Read your classmates' submissions, give structured feedback, and learn by evaluating others' work.

Students5 min read
Who this is for
Students in batches where the tutor has enabled peer review for an assignment. Peer review is an optional feature — not all assignments will have it.

Overview

Peer review allows students to read each other's assignment submissions and provide structured feedback — a star rating (1–5) plus written comments. Reading how others approached the same problem deepens your understanding and builds critical thinking skills.

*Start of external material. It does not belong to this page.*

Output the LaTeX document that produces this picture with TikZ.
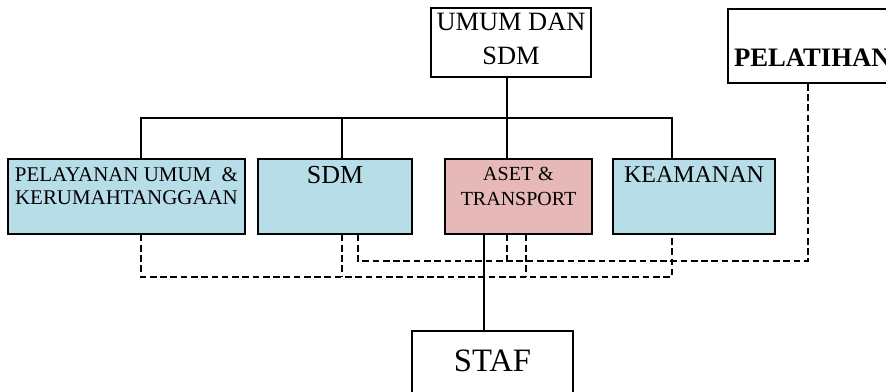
\documentclass[tikz,border=0pt]{standalone}
\usepackage{fontspec}
\setmainfont{Liberation Serif}
\usetikzlibrary{positioning}

\definecolor{unitblue}{HTML}{B7DDE8}
\definecolor{unitpink}{HTML}{E6B8B7}

\begin{document}
\begin{tikzpicture}[
        x = 0.75pt, y = -0.75pt, % pixel grid, y runs downwards
        line width = 0.9pt, % line style
        link/.style = {dashed, dash pattern = on 5pt off 2.7pt} % coordination lines
    ]

    \tikzstyle{box}=[draw = black, rectangle, inner sep = 0pt,
    minimum height = 56.25pt]
    \tikzstyle{txt}=[inner sep = 0pt, align = center]

    \useasboundingbox (0,0) rectangle (886,392);
    \clip (0,0) rectangle (886,392);

    % boxes
    \node (umum) [box, minimum width = 120pt, minimum height = 51.75pt] at (511,42.5) {};
    \node (pelatihan) [box, minimum width = 129pt, minimum height = 55.5pt] at (814,46) {};
    \node (pelayanan) [box, fill = unitblue, minimum width = 177.75pt] at (126.5,196.5) {};
    \node (sdm) [box, fill = unitblue, minimum width = 115.5pt] at (335,196.5) {};
    \node (aset) [box, fill = unitpink, minimum width = 110.25pt] at (518.5,196.5) {};
    \node (keamanan) [box, fill = unitblue, minimum width = 121.5pt] at (694,196.5) {};
    \node (staf) [box, minimum width = 120.75pt] at (492.5,368.5) {};

    % texts
    \node (umum-t) [txt, font = \fontsize{19.8}{25.5}\selectfont,
    below = 3.75pt of umum.north] {UMUM DAN\\SDM};
    \node (pelatihan-t) [txt, font = \bfseries\fontsize{20}{22}\selectfont,
    below right = 30pt and 4.5pt of pelatihan.north west] {PELATIHAN};
    \node (pelayanan-t) [txt, font = \fontsize{15.7}{17.3}\selectfont,
    below = 6.75pt of pelayanan.north] {PELAYANAN UMUM \ \&\\KERUMAHTANGGAAN};
    \node (sdm-t) [txt, font = \fontsize{19.5}{22}\selectfont,
    below = 5.8pt of sdm.north] {SDM};
    \node (aset-t) [txt, font = \fontsize{15}{18.75}\selectfont,
    below = 6.5pt of aset.north] {ASET \&\\TRANSPORT};
    \node (keamanan-t) [txt, font = \fontsize{18}{20}\selectfont,
    below = 5.8pt of keamanan.north] {KEAMANAN};
    \node (staf-t) [txt, font = \fontsize{24.5}{27}\selectfont,
    below = 14pt of staf.north] {STAF};

    % solid lines
    \coordinate (bus1) at (141,118); \coordinate (bus2) at (342,118);
    \coordinate (bus3) at (507,118); \coordinate (bus4) at (672,118);
    \coordinate (feed) at (484,300);

    \draw (umum.south -| bus3) -- (aset.north -| bus3);
    \draw (pelayanan.north -| bus1) -- (bus1) -- (bus4) -- (keamanan.north -| bus4);
    \draw (sdm.north -| bus2) -- (bus2);
    \draw (aset.south -| feed) -- (staf.north -| feed);

    % dashed lines
    \coordinate (low1) at (141,277); \coordinate (low2) at (342,277);
    \coordinate (low3) at (526,277); \coordinate (low4) at (672,277);
    \coordinate (high1) at (358,261); \coordinate (high2) at (507,261);
    \coordinate (high3) at (808,261);

    \draw[link] (pelayanan.south -| low1) -- (low1) -- (low4) -- (keamanan.south -| low4);
    \draw[link] (sdm.south -| low2) -- (low2);
    \draw[link] (aset.south -| low3) -- (low3);
    \draw[link] (sdm.south -| high1) -- (high1) -- (high3) -- (pelatihan.south -| high3);
    \draw[link] (aset.south -| high2) -- (high2);

\end{tikzpicture}
\end{document}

The tutor decides which assignments have peer review enabled and how many peers each submission should be reviewed by.

How peer review works

  1. You submit your assignment before the peer-review opens.
  2. Once the submission deadline passes, the system assigns each student a set of anonymised peer submissions to review (typically 2–3).
  3. You complete your reviews before the peer-review deadline set by the tutor.
  4. After the peer-review deadline, you can see the feedback you received on your own submission.
Submit before the deadline
You can only participate in peer review if you submitted your own work before the assignment deadline. Late submissions are excluded from the peer review pool.

Reviewing a submission

  1. Go to the assignment page and click Peer Review (this tab appears once peer review is open).
  2. You'll see up to 3 anonymised student submissions assigned to you.
  3. Read each submission carefully.
  4. Give a star rating from 1–5 based on the quality and completeness of the work.
  5. Write a comment — what was done well, what could be improved, anything you found insightful. A good review is at least 2–3 sentences.
  6. Click Submit Review for each submission.

Receiving feedback

Once the peer-review deadline passes, click the My Feedback tab on the assignment page to see the ratings and comments your classmates left on your submission. Peer feedback is anonymised — you will not know who wrote which review.

The tutor may also factor peer review participation and quality into the overall assignment grade. Submitting no reviews, or reviews with only one-word comments, may count as incomplete participation.

Tips

  • Be constructive, not critical. Focus on how the work could be improved, not on what's wrong. "Adding more evidence for argument X would strengthen this" is more useful than "This is too short".
  • Write the review you'd want to receive. Specific, actionable feedback is far more valuable than "Good work" or "Could be better".
  • You learn by reviewing. Pay attention to how your peers approached the problem differently — it often reveals approaches you hadn't considered.